Physiological adaptations to low-volume, high-intensity interval training in health and disease

Abstract

Exercise training is a clinically proven, cost-effective, primary intervention that delays and in many cases prevents the health burdens associated with many chronic diseases. However, the precise type and dose of exercise needed to accrue health benefits is a contentious issue with no clear consensus recommendations for the prevention of inactivity-related disorders and chronic diseases. A growing body of evidence demonstrates that high-intensity interval training (HIT) can serve as an effective alternate to traditional endurance-based training, inducing similar or even superior physiological adaptations in healthy individuals and diseased populations, at least when compared on a matched-work basis. While less well studied, low-volume HIT can also stimulate physiological remodelling comparable to moderate-intensity continuous training despite a substantially lower time commitment and reduced total exercise volume. Such findings are important given that 'lack of time' remains the most commonly cited barrier to regular exercise participation. Here we review some of the mechanisms responsible for improved skeletal muscle metabolic control and changes in cardiovascular function in response to low-volume HIT. We also consider the limited evidence regarding the potential application of HIT to people with, or at risk for, cardiometabolic disorders including type 2 diabetes. Finally, we provide insight on the utility of low-volume HIT for improving performance in athletes and highlight suggestions for future research.

Figure 1. Peak oxygen uptake (top panel) and the maximal activity of the mitochondrial enzyme citrate synthase measured in biopsy samples (bottom panel) obtained before (PRE) and after (POST) 6 weeks of Wingate-based high-intensity interval training (HIT) or traditional moderate-intensity endurance training (ET)

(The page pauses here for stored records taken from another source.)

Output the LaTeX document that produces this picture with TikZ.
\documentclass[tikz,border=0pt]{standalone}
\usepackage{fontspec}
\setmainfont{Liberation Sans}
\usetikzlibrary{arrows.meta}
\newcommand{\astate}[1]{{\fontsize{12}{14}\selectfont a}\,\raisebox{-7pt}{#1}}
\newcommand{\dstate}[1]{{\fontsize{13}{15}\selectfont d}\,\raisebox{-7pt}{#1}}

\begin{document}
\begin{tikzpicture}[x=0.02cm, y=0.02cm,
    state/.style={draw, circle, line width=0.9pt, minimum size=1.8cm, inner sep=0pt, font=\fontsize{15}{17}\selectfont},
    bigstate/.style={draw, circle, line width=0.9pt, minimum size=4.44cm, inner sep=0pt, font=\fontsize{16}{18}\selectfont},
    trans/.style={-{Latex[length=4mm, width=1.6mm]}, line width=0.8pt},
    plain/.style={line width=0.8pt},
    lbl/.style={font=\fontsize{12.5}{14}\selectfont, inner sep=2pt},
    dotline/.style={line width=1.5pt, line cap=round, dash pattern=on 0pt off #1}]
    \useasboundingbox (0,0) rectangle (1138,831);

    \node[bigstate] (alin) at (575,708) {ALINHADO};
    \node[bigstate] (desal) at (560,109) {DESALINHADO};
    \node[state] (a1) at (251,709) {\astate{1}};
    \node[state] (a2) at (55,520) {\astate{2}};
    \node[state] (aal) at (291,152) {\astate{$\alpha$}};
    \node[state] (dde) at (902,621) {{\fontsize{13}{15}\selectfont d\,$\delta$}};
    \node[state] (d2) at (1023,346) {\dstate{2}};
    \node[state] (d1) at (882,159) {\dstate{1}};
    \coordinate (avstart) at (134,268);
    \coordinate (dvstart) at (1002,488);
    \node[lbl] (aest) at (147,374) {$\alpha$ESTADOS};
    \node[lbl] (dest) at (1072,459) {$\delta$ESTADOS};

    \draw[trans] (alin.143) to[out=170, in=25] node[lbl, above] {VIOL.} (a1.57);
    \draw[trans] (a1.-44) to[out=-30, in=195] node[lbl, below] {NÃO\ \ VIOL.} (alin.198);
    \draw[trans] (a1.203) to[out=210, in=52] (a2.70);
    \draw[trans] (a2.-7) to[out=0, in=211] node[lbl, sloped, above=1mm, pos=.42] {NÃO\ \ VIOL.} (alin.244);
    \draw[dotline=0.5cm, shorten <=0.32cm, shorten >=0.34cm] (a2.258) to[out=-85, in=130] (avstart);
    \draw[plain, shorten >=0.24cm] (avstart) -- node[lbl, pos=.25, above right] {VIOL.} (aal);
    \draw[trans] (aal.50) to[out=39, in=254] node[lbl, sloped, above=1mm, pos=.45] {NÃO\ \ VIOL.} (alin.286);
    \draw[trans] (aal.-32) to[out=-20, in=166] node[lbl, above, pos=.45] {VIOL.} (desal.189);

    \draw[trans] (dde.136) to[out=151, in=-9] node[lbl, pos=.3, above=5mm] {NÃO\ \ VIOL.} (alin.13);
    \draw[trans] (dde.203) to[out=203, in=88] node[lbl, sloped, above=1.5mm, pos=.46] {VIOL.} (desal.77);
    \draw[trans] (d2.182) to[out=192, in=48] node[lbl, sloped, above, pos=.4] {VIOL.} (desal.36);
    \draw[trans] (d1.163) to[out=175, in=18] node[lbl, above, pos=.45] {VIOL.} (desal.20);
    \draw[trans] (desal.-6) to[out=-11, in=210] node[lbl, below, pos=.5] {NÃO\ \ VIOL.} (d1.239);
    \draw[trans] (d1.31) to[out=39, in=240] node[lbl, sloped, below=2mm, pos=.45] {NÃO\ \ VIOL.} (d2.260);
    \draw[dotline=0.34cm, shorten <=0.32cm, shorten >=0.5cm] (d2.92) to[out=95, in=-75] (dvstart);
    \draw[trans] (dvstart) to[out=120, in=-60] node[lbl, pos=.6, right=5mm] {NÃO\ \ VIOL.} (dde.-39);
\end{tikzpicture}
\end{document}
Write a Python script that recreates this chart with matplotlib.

Total exercise volume was 90% lower in the HIT group. Redrawn from Burgomaster et al. (2008) with permission.* P < 0.05 vs Pre; main effect for time.

Figure 2. Potential intracellular signalling mechanisms involved in HIT-induced mitochondrial biogenesis

Low-volume HIT has been shown to activate 5′-AMP-activated protein kinase (AMPK) and p38 mitogen-activated protein kinase (MAPK). Both of these exercise-responsive signalling kinases are implicated in direct phosphorylation and activation of PGC-1α. Increased nuclear abundance of PGC-1α following HIT is hypothesized to co-activate transcription factors (TF) to increase mitochondrial gene transcription, ultimately resulting in accumulation of more mitochondrial proteins to drive mitochondrial biogenesis.

Figure 3. The effect of varying the intensity of interval training on changes in 40 km time-trial performance

Well-trained male cyclists were randomly assigned to one of five different doses of high-intensity interval training (HIT): 12 × 30 s at 175% of peak sustained power output (PPO), 12 × 1 min s at 100% PPO, 12 × 2 min at 90% PPO, 8 × 4 min at 85% PPO, or 4 × 8 min at 80% PPO. Cyclists completed six HIT sessions over a 3 week period in addition to their habitual aerobic base training. Redrawn from Stepto et al. (1999) with permission.